Capacity management involves planning, sizing, and controlling service capacity to help guarantee that the minimum performance levels specified in your SLA are exceeded. Good capacity management helps ensure that you can provide IT services at a reasonable cost and still meet the levels of performance defined in your SLAs with the client. These criteria can include the following:

  • System Response Time   This is the measured time that the system takes to do typical actions. Examples include the time that is required for the audio/video server role to process audio/video traffic, the time that is required for a client to create and join a conference, or the time taken for presence to be updated in all watcher clients.

  • Storage Capacity   This is the capacity of a storage system, whether it is a content database, a backup device, or a local drive. Examples include the maximum amount of storage space to be provided per site and the time that backups should be stored before they are overwritten.

Adjusting capacity is frequently a case of making sure that enough physical resources are available, such as disk space and network bandwidth. The following table lists typical resolutions for capacity-related issues.

Issue Possible resolution

Remote users having poor audio/video performance

Check to see whether appropriate bandwidth is available on the WAN links and if QoS is enabled and appropriately configured. Check QoE data.

Overall response of the Lync environment is slow.

Run tests to check that the existing front-end servers can deal with the load. Introduce a new front-end server if it is needed.Check SQL database response times and fix the causes for the delays (for example, improve disk I/O).

Troubleshooting in greater detail is covered in the Lync Server Networking Guide.

Capacity is affected by system configuration and depends on physical resources such as network bandwidth. For example, if a Lync environment is configured to perform a full backup nightly, care must be taken to help guarantee that the effect on the interactive performance experienced by end-users is minimized.

Capacity management is the process of keeping the capacity of a system within acceptable levels and addresses the following issues:

  • Reacting to changes in requirements   Capacity requirements have to be adjusted to account for changes in the system or the organization. For example, if your environment decides to implement Enterprise Voice, the number and placement of Mediation Servers and public switched telephone network (PSTN) gateways will be very important. If you'll be doing Session Initiation Protocol (SIP) trunking or direct SIP, the overall design will be significantly changed to provide the best Enterprise Voice performance.

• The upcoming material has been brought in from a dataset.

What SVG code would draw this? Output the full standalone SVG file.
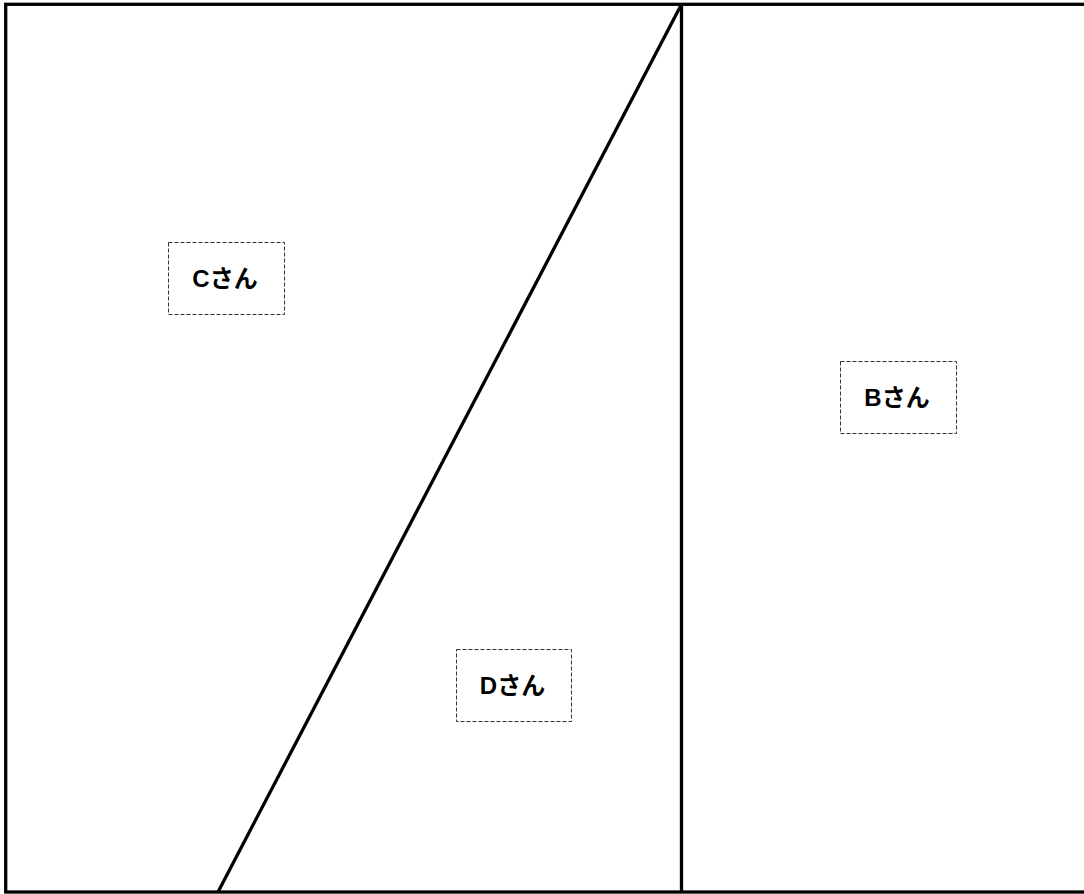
<svg xmlns="http://www.w3.org/2000/svg" width="1084" height="894" viewBox="0 0 1084 894">
<style>
.frame{fill:none;stroke:#000;stroke-width:3.3}
.box{fill:#fff;stroke:#333;stroke-width:1;stroke-dasharray:4 2}
.lbl{font-family:"Liberation Sans","Noto Sans CJK JP",sans-serif;font-size:24px;font-weight:bold;fill:#000;text-anchor:middle;dominant-baseline:central}
</style>
<rect width="1084" height="894" fill="#fff"/>
<g id="connectors">
<rect class="frame" x="5.7" y="4.3" width="1090" height="887.7"/>
<line class="frame" x1="681.5" y1="4.3" x2="681.5" y2="892"/>
<line class="frame" x1="681.5" y1="4.3" x2="218" y2="892"/>
</g>
<g id="C">
<rect class="box" x="168.5" y="242.5" width="116" height="72"/>
<text class="lbl" x="225" y="278.5">Cさん</text>
</g>
<g id="B">
<rect class="box" x="840.5" y="361.5" width="116" height="72"/>
<text class="lbl" x="897" y="397.5">Bさん</text>
</g>
<g id="D">
<rect class="box" x="456.5" y="649.5" width="115" height="72"/>
<text class="lbl" x="512.5" y="685.5">Dさん</text>
</g>
</svg>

  • Predicting future requirements   Some capacity requirements change predictably over time. By tracking trends you can plan upgrades in advance. For example, available bandwidth between various Lync sites must be monitored to create a baseline. This baseline will allow you to predict when you have to add more bandwidth to these links as user count in these remote sites increases with time.

Availability management

Availability management is the process of making sure that any IT service consistently and cost effectively delivers the level of consistent, reliable service that is required by the customer. Availability management deals with minimizing loss of service and with making sure that appropriate action is taken if service is lost. In a Lync environment, you may be concerned about whether the Enterprise Voice service is available, whether users can join scheduled conferences, and so on. An SLA defines an acceptable frequency and length of outages and allows for certain periods when the system is unavailable for planned maintenance.

If you have to provide reports to your management about the availability of systems, or if you have financial or other penalties associated with missing availability targets, you must record availability data. Even if you do not have such formal requirements, it is a good idea to at least know how frequently a system has failed in a certain time period. For example, system availability in the last 12 months and how long it took to recover from each failure. This information will help you measure and improve your team’s effectiveness in responding to a system failure. It can also give you useful information if there is a dispute.

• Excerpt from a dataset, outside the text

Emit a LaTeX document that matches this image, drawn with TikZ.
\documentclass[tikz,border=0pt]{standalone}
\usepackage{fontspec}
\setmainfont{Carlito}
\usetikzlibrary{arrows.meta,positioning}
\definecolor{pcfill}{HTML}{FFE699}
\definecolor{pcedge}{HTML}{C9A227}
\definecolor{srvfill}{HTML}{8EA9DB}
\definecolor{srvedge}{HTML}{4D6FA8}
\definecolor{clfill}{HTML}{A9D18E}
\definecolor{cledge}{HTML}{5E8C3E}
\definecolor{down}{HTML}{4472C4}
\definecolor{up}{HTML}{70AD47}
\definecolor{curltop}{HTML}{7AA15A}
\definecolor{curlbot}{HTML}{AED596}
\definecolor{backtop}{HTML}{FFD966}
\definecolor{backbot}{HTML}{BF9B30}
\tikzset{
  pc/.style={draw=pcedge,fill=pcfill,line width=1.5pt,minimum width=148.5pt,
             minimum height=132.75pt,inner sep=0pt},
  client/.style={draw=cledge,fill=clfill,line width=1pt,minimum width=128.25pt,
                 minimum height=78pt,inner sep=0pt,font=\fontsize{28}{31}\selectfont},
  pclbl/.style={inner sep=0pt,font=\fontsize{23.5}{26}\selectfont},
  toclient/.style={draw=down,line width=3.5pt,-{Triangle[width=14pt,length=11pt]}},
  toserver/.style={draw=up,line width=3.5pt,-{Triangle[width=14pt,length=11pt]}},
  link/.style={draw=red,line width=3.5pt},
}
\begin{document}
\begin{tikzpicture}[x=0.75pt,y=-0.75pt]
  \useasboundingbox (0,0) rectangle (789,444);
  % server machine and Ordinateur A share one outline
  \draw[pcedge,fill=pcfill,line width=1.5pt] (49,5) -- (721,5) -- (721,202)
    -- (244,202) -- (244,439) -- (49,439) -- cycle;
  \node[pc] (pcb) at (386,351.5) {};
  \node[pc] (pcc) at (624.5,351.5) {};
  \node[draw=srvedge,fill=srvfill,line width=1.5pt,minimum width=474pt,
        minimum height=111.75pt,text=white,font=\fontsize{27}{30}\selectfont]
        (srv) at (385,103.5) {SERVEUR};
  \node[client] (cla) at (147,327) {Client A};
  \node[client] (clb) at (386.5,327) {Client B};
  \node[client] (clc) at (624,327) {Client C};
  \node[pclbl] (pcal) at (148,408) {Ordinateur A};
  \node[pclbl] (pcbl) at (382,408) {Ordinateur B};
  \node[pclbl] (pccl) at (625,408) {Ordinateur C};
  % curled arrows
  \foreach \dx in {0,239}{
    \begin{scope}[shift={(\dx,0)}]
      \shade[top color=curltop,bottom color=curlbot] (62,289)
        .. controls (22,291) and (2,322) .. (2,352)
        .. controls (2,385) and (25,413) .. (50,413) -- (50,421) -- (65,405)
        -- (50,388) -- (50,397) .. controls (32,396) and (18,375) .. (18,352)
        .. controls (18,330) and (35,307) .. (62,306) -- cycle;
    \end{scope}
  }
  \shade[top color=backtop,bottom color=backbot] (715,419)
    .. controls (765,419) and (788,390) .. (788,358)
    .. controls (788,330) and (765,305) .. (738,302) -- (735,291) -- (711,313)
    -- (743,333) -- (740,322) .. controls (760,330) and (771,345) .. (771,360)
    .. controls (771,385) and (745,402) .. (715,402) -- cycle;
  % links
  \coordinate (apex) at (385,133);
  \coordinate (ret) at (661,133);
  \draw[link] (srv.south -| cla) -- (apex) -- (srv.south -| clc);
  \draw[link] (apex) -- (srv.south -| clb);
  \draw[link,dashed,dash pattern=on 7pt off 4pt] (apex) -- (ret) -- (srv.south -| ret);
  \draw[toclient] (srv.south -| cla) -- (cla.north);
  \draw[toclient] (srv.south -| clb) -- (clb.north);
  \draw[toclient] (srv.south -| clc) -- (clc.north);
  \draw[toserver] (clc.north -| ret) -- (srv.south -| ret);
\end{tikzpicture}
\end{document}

Measures related to availability are as follows:

  • Availability   This is typically expressed as the time that a system or service can be accessed compared to the time that it is down. It is typically expressed as a percentage. (You may see references to “three nines” or “five nines”. These refer to 99.9 percent or 99.999 percent availability.)

  • Reliability   This is a measure of the time between failures of a system and is sometimes expressed as mean (or average) time between failures (MTBF).

  • Time to Repair   This is the time taken to recover a service after a failure has occurred and is often expressed as mean (meaning average) time to repair (MTTR).

Availability, reliability, and time to repair are related as follows:

Availability = (MTBF – MTTR) / MTBF   For example, if a server fails two times over a six-month period and is unavailable for an average of 20 minutes, the MTBF is three months or 90 days and the MTTR is 20 minutes. Therefore, Availability = (90 days – 20 minutes) / 90 days = 99.985 percent.

Availability management is the process of making sure that availability is maximized and kept within the parameters that are defined in SLAs. Availability management includes the following processes:

  • Monitoring    Examining when and for how long services are unavailable.

  • Reporting   Availability figures should be regularly provided to management, users, and operations teams. These reports should highlight trends and identify areas that are doing well and areas that require attention. The report should summarize compliance with targets set in the SLAs.

  • Improvement   If availability does not meet targets that are defined in the SLAs or where the trend is toward reduced availability, the availability management process should plan remedial steps. This should include working with other responsible teams to highlight reasons for outages and to plan remedial actions to prevent a recurrence of the outages.

Capacity and availability measurements are repetitive tasks that are ideally suited to automated tools and scripts such as Microsoft System Center Operations Manager (formerly Microsoft Operations Manager), which is discussed later in this document.